# [Stated task]
Your job is to retype all of the data word for word, leaving every image out.

++++++++++

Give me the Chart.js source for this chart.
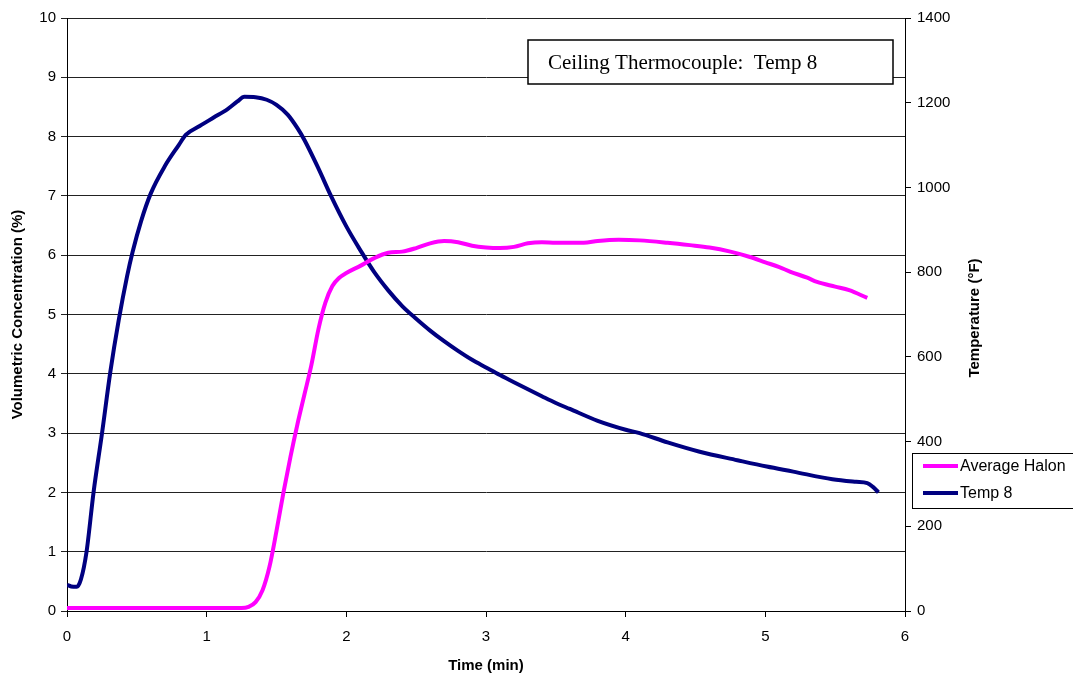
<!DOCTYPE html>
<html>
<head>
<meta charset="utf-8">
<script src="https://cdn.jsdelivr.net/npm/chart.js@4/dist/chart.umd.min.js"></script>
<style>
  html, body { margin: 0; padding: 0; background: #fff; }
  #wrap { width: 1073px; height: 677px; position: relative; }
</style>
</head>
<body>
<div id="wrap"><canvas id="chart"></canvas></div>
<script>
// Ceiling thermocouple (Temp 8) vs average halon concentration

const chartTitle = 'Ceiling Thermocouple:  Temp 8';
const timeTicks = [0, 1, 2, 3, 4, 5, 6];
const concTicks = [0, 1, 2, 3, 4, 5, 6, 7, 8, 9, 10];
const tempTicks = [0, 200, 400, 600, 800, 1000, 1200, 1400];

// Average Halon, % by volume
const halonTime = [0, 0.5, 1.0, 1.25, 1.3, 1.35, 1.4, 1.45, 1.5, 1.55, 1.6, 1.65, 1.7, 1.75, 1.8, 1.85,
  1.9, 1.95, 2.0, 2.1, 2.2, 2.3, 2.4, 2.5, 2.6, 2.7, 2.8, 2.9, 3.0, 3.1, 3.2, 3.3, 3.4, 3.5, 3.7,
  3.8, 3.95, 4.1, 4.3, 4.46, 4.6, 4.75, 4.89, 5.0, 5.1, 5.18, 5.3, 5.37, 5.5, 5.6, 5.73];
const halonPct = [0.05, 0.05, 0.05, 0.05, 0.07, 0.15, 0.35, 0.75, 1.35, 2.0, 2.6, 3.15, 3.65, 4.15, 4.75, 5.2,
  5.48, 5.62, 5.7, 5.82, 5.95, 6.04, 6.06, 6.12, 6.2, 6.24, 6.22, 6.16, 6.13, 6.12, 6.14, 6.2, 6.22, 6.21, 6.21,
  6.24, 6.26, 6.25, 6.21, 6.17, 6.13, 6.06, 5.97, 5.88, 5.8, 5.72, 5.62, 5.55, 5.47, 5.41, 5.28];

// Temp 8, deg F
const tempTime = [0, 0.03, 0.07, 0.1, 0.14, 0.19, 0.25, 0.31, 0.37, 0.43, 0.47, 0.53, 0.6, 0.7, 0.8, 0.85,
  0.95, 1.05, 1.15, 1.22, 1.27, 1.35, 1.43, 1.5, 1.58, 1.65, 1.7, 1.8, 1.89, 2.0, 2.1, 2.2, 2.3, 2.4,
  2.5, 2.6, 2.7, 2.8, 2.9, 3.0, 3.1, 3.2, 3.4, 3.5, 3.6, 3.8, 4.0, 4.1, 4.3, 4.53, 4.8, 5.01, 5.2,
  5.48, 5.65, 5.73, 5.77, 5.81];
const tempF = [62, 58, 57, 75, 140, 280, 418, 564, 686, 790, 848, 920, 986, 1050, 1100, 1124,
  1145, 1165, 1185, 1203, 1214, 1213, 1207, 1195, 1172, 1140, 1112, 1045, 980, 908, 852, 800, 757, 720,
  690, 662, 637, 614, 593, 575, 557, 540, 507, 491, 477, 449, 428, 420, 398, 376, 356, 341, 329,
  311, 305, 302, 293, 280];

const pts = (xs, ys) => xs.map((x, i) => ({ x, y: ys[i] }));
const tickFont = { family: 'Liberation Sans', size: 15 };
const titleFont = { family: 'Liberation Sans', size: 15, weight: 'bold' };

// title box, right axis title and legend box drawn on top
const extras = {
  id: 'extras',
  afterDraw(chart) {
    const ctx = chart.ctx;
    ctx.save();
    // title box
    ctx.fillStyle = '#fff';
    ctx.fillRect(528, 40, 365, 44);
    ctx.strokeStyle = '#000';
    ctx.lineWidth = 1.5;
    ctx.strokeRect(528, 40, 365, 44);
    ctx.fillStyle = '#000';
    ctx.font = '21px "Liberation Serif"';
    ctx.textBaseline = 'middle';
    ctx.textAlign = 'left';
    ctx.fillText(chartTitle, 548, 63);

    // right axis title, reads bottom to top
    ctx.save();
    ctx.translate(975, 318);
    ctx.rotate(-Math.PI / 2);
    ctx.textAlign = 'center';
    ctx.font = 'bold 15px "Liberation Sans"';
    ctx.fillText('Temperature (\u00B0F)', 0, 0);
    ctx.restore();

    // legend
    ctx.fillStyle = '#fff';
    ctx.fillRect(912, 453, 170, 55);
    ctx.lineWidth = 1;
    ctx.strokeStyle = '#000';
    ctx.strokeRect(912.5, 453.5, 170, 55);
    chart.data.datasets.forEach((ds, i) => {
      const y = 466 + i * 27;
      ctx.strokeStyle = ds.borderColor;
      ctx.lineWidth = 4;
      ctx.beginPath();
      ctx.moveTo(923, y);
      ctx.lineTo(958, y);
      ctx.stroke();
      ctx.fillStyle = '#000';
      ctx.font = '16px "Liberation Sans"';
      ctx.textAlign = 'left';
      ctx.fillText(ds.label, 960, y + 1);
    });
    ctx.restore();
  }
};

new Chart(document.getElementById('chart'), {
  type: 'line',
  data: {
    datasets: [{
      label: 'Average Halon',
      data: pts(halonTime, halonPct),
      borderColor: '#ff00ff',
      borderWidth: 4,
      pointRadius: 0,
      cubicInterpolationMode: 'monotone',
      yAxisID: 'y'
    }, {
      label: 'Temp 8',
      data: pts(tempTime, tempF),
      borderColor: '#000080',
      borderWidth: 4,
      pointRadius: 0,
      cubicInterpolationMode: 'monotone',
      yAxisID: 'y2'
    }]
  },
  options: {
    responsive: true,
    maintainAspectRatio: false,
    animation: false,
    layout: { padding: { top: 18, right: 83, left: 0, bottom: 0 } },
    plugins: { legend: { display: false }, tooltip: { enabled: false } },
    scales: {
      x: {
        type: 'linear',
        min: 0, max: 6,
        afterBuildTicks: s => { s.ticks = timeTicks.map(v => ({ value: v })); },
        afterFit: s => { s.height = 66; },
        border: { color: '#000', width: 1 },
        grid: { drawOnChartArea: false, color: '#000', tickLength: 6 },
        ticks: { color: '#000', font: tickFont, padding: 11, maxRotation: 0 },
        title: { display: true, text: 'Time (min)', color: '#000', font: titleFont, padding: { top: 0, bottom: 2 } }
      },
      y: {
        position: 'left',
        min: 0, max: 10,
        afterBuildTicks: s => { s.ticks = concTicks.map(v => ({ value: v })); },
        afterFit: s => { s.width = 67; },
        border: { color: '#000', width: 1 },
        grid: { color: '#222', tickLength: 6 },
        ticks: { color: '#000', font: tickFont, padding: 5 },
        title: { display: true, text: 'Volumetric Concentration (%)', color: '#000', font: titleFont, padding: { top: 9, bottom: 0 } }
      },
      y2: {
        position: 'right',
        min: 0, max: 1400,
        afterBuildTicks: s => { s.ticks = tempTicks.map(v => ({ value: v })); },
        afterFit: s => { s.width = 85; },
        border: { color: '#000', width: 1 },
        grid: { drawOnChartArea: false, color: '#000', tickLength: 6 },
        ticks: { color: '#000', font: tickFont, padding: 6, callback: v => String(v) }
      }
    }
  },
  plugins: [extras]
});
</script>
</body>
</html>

++++++++++

# [Response for this exercise]
Give me the Chart.js source for this chart.
<!DOCTYPE html>
<html>
<head>
<meta charset="utf-8">
<script src="https://cdn.jsdelivr.net/npm/chart.js@4/dist/chart.umd.min.js"></script>
<style>
  html, body { margin: 0; padding: 0; background: #fff; }
  #wrap { width: 1073px; height: 677px; position: relative; }
</style>
</head>
<body>
<div id="wrap"><canvas id="chart"></canvas></div>
<script>
// Ceiling thermocouple (Temp 8) vs average halon concentration

const chartTitle = 'Ceiling Thermocouple:  Temp 8';
const timeTicks = [0, 1, 2, 3, 4, 5, 6];
const concTicks = [0, 1, 2, 3, 4, 5, 6, 7, 8, 9, 10];
const tempTicks = [0, 200, 400, 600, 800, 1000, 1200, 1400];

// Average Halon, % by volume
const halonTime = [0, 0.5, 1.0, 1.25, 1.3, 1.35, 1.4, 1.45, 1.5, 1.55, 1.6, 1.65, 1.7, 1.75, 1.8, 1.85,
  1.9, 1.95, 2.0, 2.1, 2.2, 2.3, 2.4, 2.5, 2.6, 2.7, 2.8, 2.9, 3.0, 3.1, 3.2, 3.3, 3.4, 3.5, 3.7,
  3.8, 3.95, 4.1, 4.3, 4.46, 4.6, 4.75, 4.89, 5.0, 5.1, 5.18, 5.3, 5.37, 5.5, 5.6, 5.73];
const halonPct = [0.05, 0.05, 0.05, 0.05, 0.07, 0.15, 0.35, 0.75, 1.35, 2.0, 2.6, 3.15, 3.65, 4.15, 4.75, 5.2,
  5.48, 5.62, 5.7, 5.82, 5.95, 6.04, 6.06, 6.12, 6.2, 6.24, 6.22, 6.16, 6.13, 6.12, 6.14, 6.2, 6.22, 6.21, 6.21,
  6.24, 6.26, 6.25, 6.21, 6.17, 6.13, 6.06, 5.97, 5.88, 5.8, 5.72, 5.62, 5.55, 5.47, 5.41, 5.28];

// Temp 8, deg F
const tempTime = [0, 0.03, 0.07, 0.1, 0.14, 0.19, 0.25, 0.31, 0.37, 0.43, 0.47, 0.53, 0.6, 0.7, 0.8, 0.85,
  0.95, 1.05, 1.15, 1.22, 1.27, 1.35, 1.43, 1.5, 1.58, 1.65, 1.7, 1.8, 1.89, 2.0, 2.1, 2.2, 2.3, 2.4,
  2.5, 2.6, 2.7, 2.8, 2.9, 3.0, 3.1, 3.2, 3.4, 3.5, 3.6, 3.8, 4.0, 4.1, 4.3, 4.53, 4.8, 5.01, 5.2,
  5.48, 5.65, 5.73, 5.77, 5.81];
const tempF = [62, 58, 57, 75, 140, 280, 418, 564, 686, 790, 848, 920, 986, 1050, 1100, 1124,
  1145, 1165, 1185, 1203, 1214, 1213, 1207, 1195, 1172, 1140, 1112, 1045, 980, 908, 852, 800, 757, 720,
  690, 662, 637, 614, 593, 575, 557, 540, 507, 491, 477, 449, 428, 420, 398, 376, 356, 341, 329,
  311, 305, 302, 293, 280];

const pts = (xs, ys) => xs.map((x, i) => ({ x, y: ys[i] }));
const tickFont = { family: 'Liberation Sans', size: 15 };
const titleFont = { family: 'Liberation Sans', size: 15, weight: 'bold' };

// title box, right axis title and legend box drawn on top
const extras = {
  id: 'extras',
  afterDraw(chart) {
    const ctx = chart.ctx;
    ctx.save();
    // title box
    ctx.fillStyle = '#fff';
    ctx.fillRect(528, 40, 365, 44);
    ctx.strokeStyle = '#000';
    ctx.lineWidth = 1.5;
    ctx.strokeRect(528, 40, 365, 44);
    ctx.fillStyle = '#000';
    ctx.font = '21px "Liberation Serif"';
    ctx.textBaseline = 'middle';
    ctx.textAlign = 'left';
    ctx.fillText(chartTitle, 548, 63);

    // right axis title, reads bottom to top
    ctx.save();
    ctx.translate(975, 318);
    ctx.rotate(-Math.PI / 2);
    ctx.textAlign = 'center';
    ctx.font = 'bold 15px "Liberation Sans"';
    ctx.fillText('Temperature (\u00B0F)', 0, 0);
    ctx.restore();

    // legend
    ctx.fillStyle = '#fff';
    ctx.fillRect(912, 453, 170, 55);
    ctx.lineWidth = 1;
    ctx.strokeStyle = '#000';
    ctx.strokeRect(912.5, 453.5, 170, 55);
    chart.data.datasets.forEach((ds, i) => {
      const y = 466 + i * 27;
      ctx.strokeStyle = ds.borderColor;
      ctx.lineWidth = 4;
      ctx.beginPath();
      ctx.moveTo(923, y);
      ctx.lineTo(958, y);
      ctx.stroke();
      ctx.fillStyle = '#000';
      ctx.font = '16px "Liberation Sans"';
      ctx.textAlign = 'left';
      ctx.fillText(ds.label, 960, y + 1);
    });
    ctx.restore();
  }
};

new Chart(document.getElementById('chart'), {
  type: 'line',
  data: {
    datasets: [{
      label: 'Average Halon',
      data: pts(halonTime, halonPct),
      borderColor: '#ff00ff',
      borderWidth: 4,
      pointRadius: 0,
      cubicInterpolationMode: 'monotone',
      yAxisID: 'y'
    }, {
      label: 'Temp 8',
      data: pts(tempTime, tempF),
      borderColor: '#000080',
      borderWidth: 4,
      pointRadius: 0,
      cubicInterpolationMode: 'monotone',
      yAxisID: 'y2'
    }]
  },
  options: {
    responsive: true,
    maintainAspectRatio: false,
    animation: false,
    layout: { padding: { top: 18, right: 83, left: 0, bottom: 0 } },
    plugins: { legend: { display: false }, tooltip: { enabled: false } },
    scales: {
      x: {
        type: 'linear',
        min: 0, max: 6,
        afterBuildTicks: s => { s.ticks = timeTicks.map(v => ({ value: v })); },
        afterFit: s => { s.height = 66; },
        border: { color: '#000', width: 1 },
        grid: { drawOnChartArea: false, color: '#000', tickLength: 6 },
        ticks: { color: '#000', font: tickFont, padding: 11, maxRotation: 0 },
        title: { display: true, text: 'Time (min)', color: '#000', font: titleFont, padding: { top: 0, bottom: 2 } }
      },
      y: {
        position: 'left',
        min: 0, max: 10,
        afterBuildTicks: s => { s.ticks = concTicks.map(v => ({ value: v })); },
        afterFit: s => { s.width = 67; },
        border: { color: '#000', width: 1 },
        grid: { color: '#222', tickLength: 6 },
        ticks: { color: '#000', font: tickFont, padding: 5 },
        title: { display: true, text: 'Volumetric Concentration (%)', color: '#000', font: titleFont, padding: { top: 9, bottom: 0 } }
      },
      y2: {
        position: 'right',
        min: 0, max: 1400,
        afterBuildTicks: s => { s.ticks = tempTicks.map(v => ({ value: v })); },
        afterFit: s => { s.width = 85; },
        border: { color: '#000', width: 1 },
        grid: { drawOnChartArea: false, color: '#000', tickLength: 6 },
        ticks: { color: '#000', font: tickFont, padding: 6, callback: v => String(v) }
      }
    }
  },
  plugins: [extras]
});
</script>
</body>
</html>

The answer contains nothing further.